Over here at The Avid Listener, Haefeli auditions the idea of a Darwinian effect in music — that is, that music and musical ideas evolve over time. Haefeli explores a couple notions — one, that music could have an “ultimate goal;” and two, that great tunes are merely mile-markers as our favorite artists march inexorably towards some final musical perfection.

That’s a lot to take on.
For music to evolve means killing off vestigial tics and dead-ends while preserving the “good” things. Fortunately for us, “good” is subjective. If you get tired of opera, you listen to something else. If a bunch of people get tired of listening to opera and leave it en masse that’s a permanent change in taste. Or, maybe, it’s musical evolution?

Auto-tune started as a way for Pro Tools wizards to make singers sound better. For better or worse it rounded notes within melodies up or down to the nearest recognizable tones, thereby making passable singers into studio divas.

Credit Wikimedia Commons

Auto-tune also had the desirable effect of making the human voice seductively “computer-y.” When Cher smashed with “Believe” in 1998, this little engineering sleight-of-hand became huge. The T-Pains and Kanyes of the world jumped on the bandwagon. Singers sounded different, glitchy, and cool.

Strictly speaking this isn’t musical evolution at work. Songs and singers didn’t become inherently better. It was just different. You can still flip on the radio and hear a lot of auto-tune. Maybe in five or ten years it’ll be relegated to the scrap-heap of history.

I think the idea of musical evolution is suspicious. One loser historian’s idea of perfection is somebody else’s musical nightmare. A lot of superior music never makes it into the mainstream. A lot of popular stuff is just a straight-up dumpster fire.

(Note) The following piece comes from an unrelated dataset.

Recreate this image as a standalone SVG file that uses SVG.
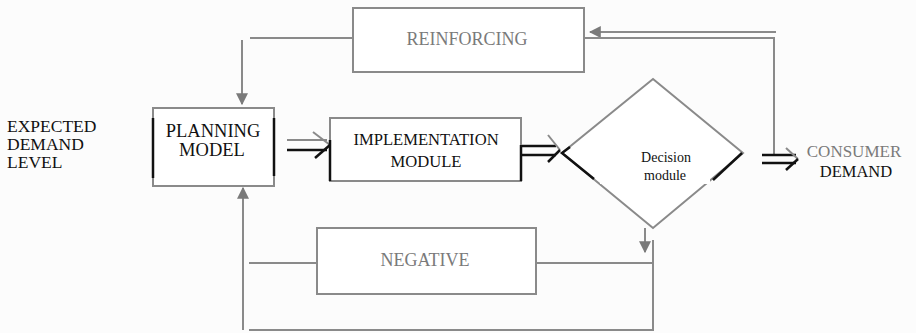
<svg xmlns="http://www.w3.org/2000/svg" width="916" height="333" viewBox="0 0 916 333">
<style>
.bg{fill:#fcfcfc}
.box{fill:#fff;stroke:#8a8a8a;stroke-width:2}
.g{fill:none;stroke:#8a8a8a;stroke-width:2}
.k{fill:none;stroke:#111;stroke-width:2.5}
.t{font-family:"Liberation Serif","Times New Roman",serif;font-size:17.5px;fill:#111}
.tg{font-family:"Liberation Serif","Times New Roman",serif;font-size:18px;fill:#7a7a7a}
.ts{font-family:"Liberation Serif","Times New Roman",serif;font-size:14px;fill:#111}
</style>
<defs>
<marker id="ah" viewBox="0 0 10 10" refX="9" refY="5" markerWidth="6" markerHeight="6" orient="auto" markerUnits="strokeWidth">
<path d="M0,0 L10,5 L0,10 z" fill="#7a7a7a"/>
</marker>
</defs>
<rect class="bg" x="0" y="0" width="916" height="333"/>
<g id="connectors">
<!-- reinforcing loop -->
<polyline class="g" points="353,38 250,38"/>
<line class="g" x1="242" y1="40" x2="242" y2="104" marker-end="url(#ah)"/>
<line class="g" x1="776" y1="32" x2="590" y2="32" marker-end="url(#ah)"/>
<polyline class="g" points="584,38 774,38 774,154"/>
<!-- negative loop -->
<line class="g" x1="645" y1="228" x2="645" y2="252" marker-end="url(#ah)"/>
<polyline class="g" points="653,240 653,330 249,330"/>
<line class="g" x1="536" y1="263" x2="653" y2="263"/>
<line class="g" x1="317" y1="263" x2="249" y2="263"/>
<line class="g" x1="243" y1="330" x2="243" y2="188" marker-end="url(#ah)"/>
<!-- planning -> implementation -->
<line class="g" x1="287" y1="140" x2="327" y2="140"/>
<line class="k" x1="287" y1="150" x2="327" y2="150"/>
<polyline class="g" points="313,132 330,145"/>
<polyline class="k" points="330,145 315,158"/>
<!-- implementation -> decision -->
<line class="k" x1="521" y1="146" x2="556" y2="146"/>
<line class="k" x1="521" y1="155" x2="556" y2="155"/>
<polyline class="g" points="548,135 560,150"/>
<polyline class="k" points="560,150 548,162"/>
<!-- decision -> consumer demand -->
<line class="k" x1="762" y1="155" x2="796" y2="155"/>
<line class="k" x1="762" y1="163" x2="796" y2="163"/>
<polyline class="g" points="786,148 798,159"/>
<polyline class="k" points="798,159 786,170"/>
</g>
<g id="reinforcing">
<rect class="box" x="353" y="8" width="231" height="64"/>
<text class="tg" x="467" y="45" text-anchor="middle">REINFORCING</text>
</g>
<g id="negative">
<rect class="box" x="317" y="228" width="219" height="66"/>
<text class="tg" x="425" y="266" text-anchor="middle">NEGATIVE</text>
</g>
<g id="expected">
<text class="t" x="7" y="132">EXPECTED</text>
<text class="t" x="7" y="150">DEMAND</text>
<text class="t" x="7" y="168">LEVEL</text>
</g>
<g id="planning">
<rect class="box" x="153" y="108" width="121" height="78"/>
<line class="k" x1="153" y1="118" x2="153" y2="178"/>
<line class="k" x1="274" y1="118" x2="274" y2="176"/>
<rect x="162" y="118" width="104" height="40" fill="#fff"/>
<text class="t" x="213" y="137" text-anchor="middle" style="font-size:18.5px">PLANNING</text>
<text class="t" x="212" y="156" text-anchor="middle" style="font-size:18.5px">MODEL</text>
</g>
<g id="implementation">
<rect class="box" x="330" y="118" width="191" height="63"/>
<line class="k" x1="330" y1="140" x2="330" y2="181"/>
<line class="k" x1="521" y1="145" x2="521" y2="181"/>
<text class="t" x="426" y="145" text-anchor="middle" style="font-size:16.6px">IMPLEMENTATION</text>
<text class="t" x="426" y="167" text-anchor="middle" style="font-size:16.6px">MODULE</text>
</g>
<g id="decision">
<polygon class="box" points="653,79 743,153 653,228 562,153"/>
<polyline class="k" points="570,147 562,153 594,179"/>
<line class="k" x1="742" y1="153" x2="713" y2="180"/>
<rect x="600" y="134" width="110" height="50" fill="#fff"/>
<text class="ts" x="666" y="162" text-anchor="middle">Decision</text>
<text class="ts" x="665" y="180" text-anchor="middle">module</text>
</g>
<g id="consumer">
<text class="tg" x="854" y="157" text-anchor="middle" style="font-size:17px">CONSUMER</text>
<text class="t" x="856" y="177" text-anchor="middle" style="font-size:16.5px">DEMAND</text>
</g>
</svg>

But good ideas tend to beget other good ideas, and there is a lineage you can follow. This is about taste & trend. The brainy folks making the art we enjoy — sculpture, dance, fashion, food, whatever — try something, and we jump for it. We ride the wave until we’re tired of it, then move onto something else. And we keep circling back.

Somebody in the comments for Haefeli’s article likened music trends to sand castles — beautiful for a while, then erased by waves, then built again. The process is the point.

All right Rick Simpson, have a dab & read the whole thing, slowly, over here.

By Will Roseliep

Cellist, writer, data analyst.
www.classicaldarkarts.com

One reply on “Did Darwin believe in life after love?”

Wow, I stumbled across your blog looking for a link to my post and I’m so glad I did. This is great stuff.

I love your autotune example. My comment has nothing to do with Darwinian notions about evolution, but I wanted to say something about how autotune functioned for me in the late 90s and early 2000s. Sure, there was Cher, but there was also Shania Twain and a dozen others like her. I was teaching history of rock and roll at the time and had to stay up on current trends and pop country was hot in Colorado where I was teaching at the time. Autotune was so prevalent in that style that I started thinking about autontune as a *primary* marker of that pop country sound, replacing steel guitar or fiddle or even that twangy accent of the voice. And then autotune just exploded everywhere and my little theory about semiotic style markers was blown to pieces.

I look forward to reading more of your work!